Inheriting 401K from Sister
Dear Ms. Savage,
My sister and I inherited (50%/50%) our older sister’s Fidelity 401K. She passed away 12/23 and was 69. She was still working at the time. I was 67 and my younger sister was 56 at the time of her passing. From what I read, we can take a lumpsum distribution, roll it over into an IRA, or keep it in the 401K. When speaking with Fidelity, we were told we were required to do a rollover into a separate IRA and then do a lump sum distribution from that account. I am confused and not comfortable paying all those taxes. Regarding the 10 year rule – I am under the impression that we are required to withdrawal on an annual basis. Or completely withdraw everything by the 10th year. Because on our ages, do the rules apply to both my younger sister and me the same way? Or since I am 68 can I wait to begin withdrawing the funds?

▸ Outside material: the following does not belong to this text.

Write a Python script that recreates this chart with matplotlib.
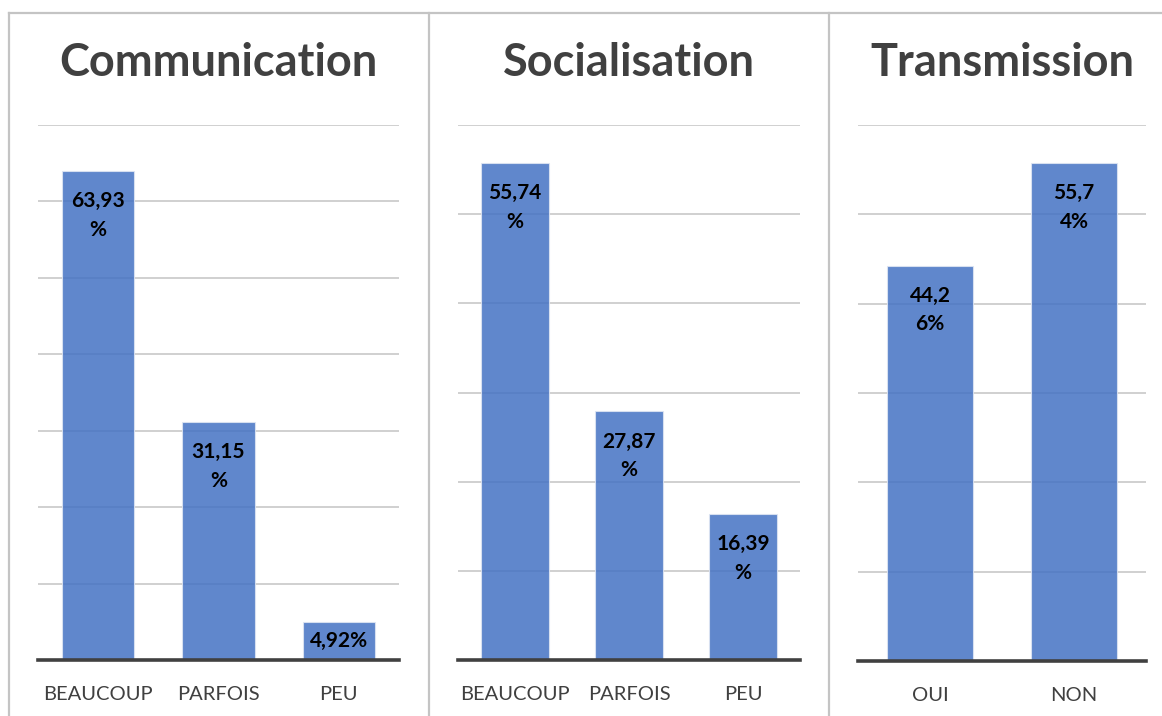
import matplotlib.pyplot as plt
from matplotlib.lines import Line2D

plt.rcParams['font.family'] = ['Lato', 'DejaVu Sans']

# data
titles = ['Communication', 'Socialisation', 'Transmission']
cats_com = ['BEAUCOUP', 'PARFOIS', 'PEU']
vals_com = [63.93, 31.15, 4.92]
labels_com = ['63,93\n%', '31,15\n%', '4,92%']
cats_soc = ['BEAUCOUP', 'PARFOIS', 'PEU']
vals_soc = [55.74, 27.87, 16.39]
labels_soc = ['55,74\n%', '27,87\n%', '16,39\n%']
cats_tra = ['OUI', 'NON']
vals_tra = [44.26, 55.74]
labels_tra = ['44,2\n6%', '55,7\n4%']

W, H = 1162, 716
fig = plt.figure(figsize=(W / 100, H / 100), dpi=100)

# axes boxes in pixels: left, right, top(grid max), bottom(baseline)
boxes = [(38, 399, 125, 660), (458, 800, 125, 660), (858, 1146, 125, 661)]
ymaxes = [70, 60, 60]
panels = [(cats_com, vals_com, labels_com),
          (cats_soc, vals_soc, labels_soc),
          (cats_tra, vals_tra, labels_tra)]

bar_color = '#4472C4'
for (l, r, t, b), ymax, title, (cats, vals, labs) in zip(boxes, ymaxes, titles, panels):
    ax = fig.add_axes([l / W, 1 - b / H, (r - l) / W, (b - t) / H])
    x = range(len(cats))
    ax.bar(x, vals, width=0.6, color=bar_color, alpha=0.85,
           edgecolor='#dfe6f3', linewidth=0.8, zorder=2)
    ax.set_xlim(-0.5, len(cats) - 0.5)
    ax.set_ylim(0, ymax)
    ax.set_yticks(range(10, ymax + 1, 10))
    ax.yaxis.grid(True, color='#c8c8c8', linewidth=1.2, zorder=1)
    ax.set_axisbelow(True)
    ax.tick_params(axis='y', left=False, labelleft=False)
    ax.tick_params(axis='x', bottom=False, labelsize=14.5, labelcolor='#404040', pad=15)
    ax.set_xticks(list(x))
    ax.set_xticklabels(cats)
    for s in ['top', 'right', 'left']:
        ax.spines[s].set_visible(False)
    ax.spines['bottom'].set_color('#404040')
    ax.spines['bottom'].set_linewidth(2.6)
    ax.spines['bottom'].set_zorder(4)
    px_per_unit = (b - t) / ymax
    for xi, v, lab in zip(x, vals, labs):
        if v * px_per_unit < 60:
            ax.text(xi, v / 2, lab, ha='center', va='center', fontsize=15,
                    fontweight='bold', color='black', zorder=5)
        else:
            ax.annotate(lab, (xi, v), xytext=(0, -20), textcoords='offset pixels',
                        ha='center', va='top', fontsize=15, fontweight='bold',
                        color='black', linespacing=1.55, zorder=5)
    ax.text(0.5, (b - 63) / (b - t), title, transform=ax.transAxes, ha='center',
            va='center', fontsize=32.5, fontweight='bold', color='#404040')

# frame lines between panels
border = '#c4c4c4'
fig.add_artist(Line2D([9 / W, 1], [1 - 13 / H] * 2, color=border, linewidth=1.6))
for xp in [9, 429, 829]:
    fig.add_artist(Line2D([xp / W] * 2, [0, 1 - 13 / H], color=border, linewidth=1.6))

fig.savefig('out.png', dpi=100)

I hope you can help me figure this out.
Thank you,
Ernest Vazquez
Terry Says
I can help! First, the company that employed your sister will require you to do a rollover to an inherited IRA — and Fidelity or Vanguard is a good place to start. In fact, you might each pick one of them, making it easier to keep your accounts separate in the future. They offer exactly the same opportunities and costs.
But you each need to contact the new custodian — Fidelity or Vanguard — and put them in touch with your employer’s HR department. They will divide the account in half — and put it all in cash, and move it per your directions.
THERE IS NO TAX INVOLVED IN THIS ROLLOVER!!!
Once at the new custodian, you’ll be asked how you want to invest your inherited IRA. At your ages, I’d suggest a mix of conservative stock funds and a very short term government bond fund and a money market account. You dont need to pay for advice on making this investment!
Since your sister had not been taking RMDs, you are not required to take an immediate RMD.
BUT each of you, for your own inherited IRA account, must withdraw the entire balance of the participant’s inherited IRA account by the end of the 10th year following the original owner’s death.
There will be no penalty even though your younger sister is under age 59-1/2 — BUT you must pay ordianry income taxes on the withdrawals.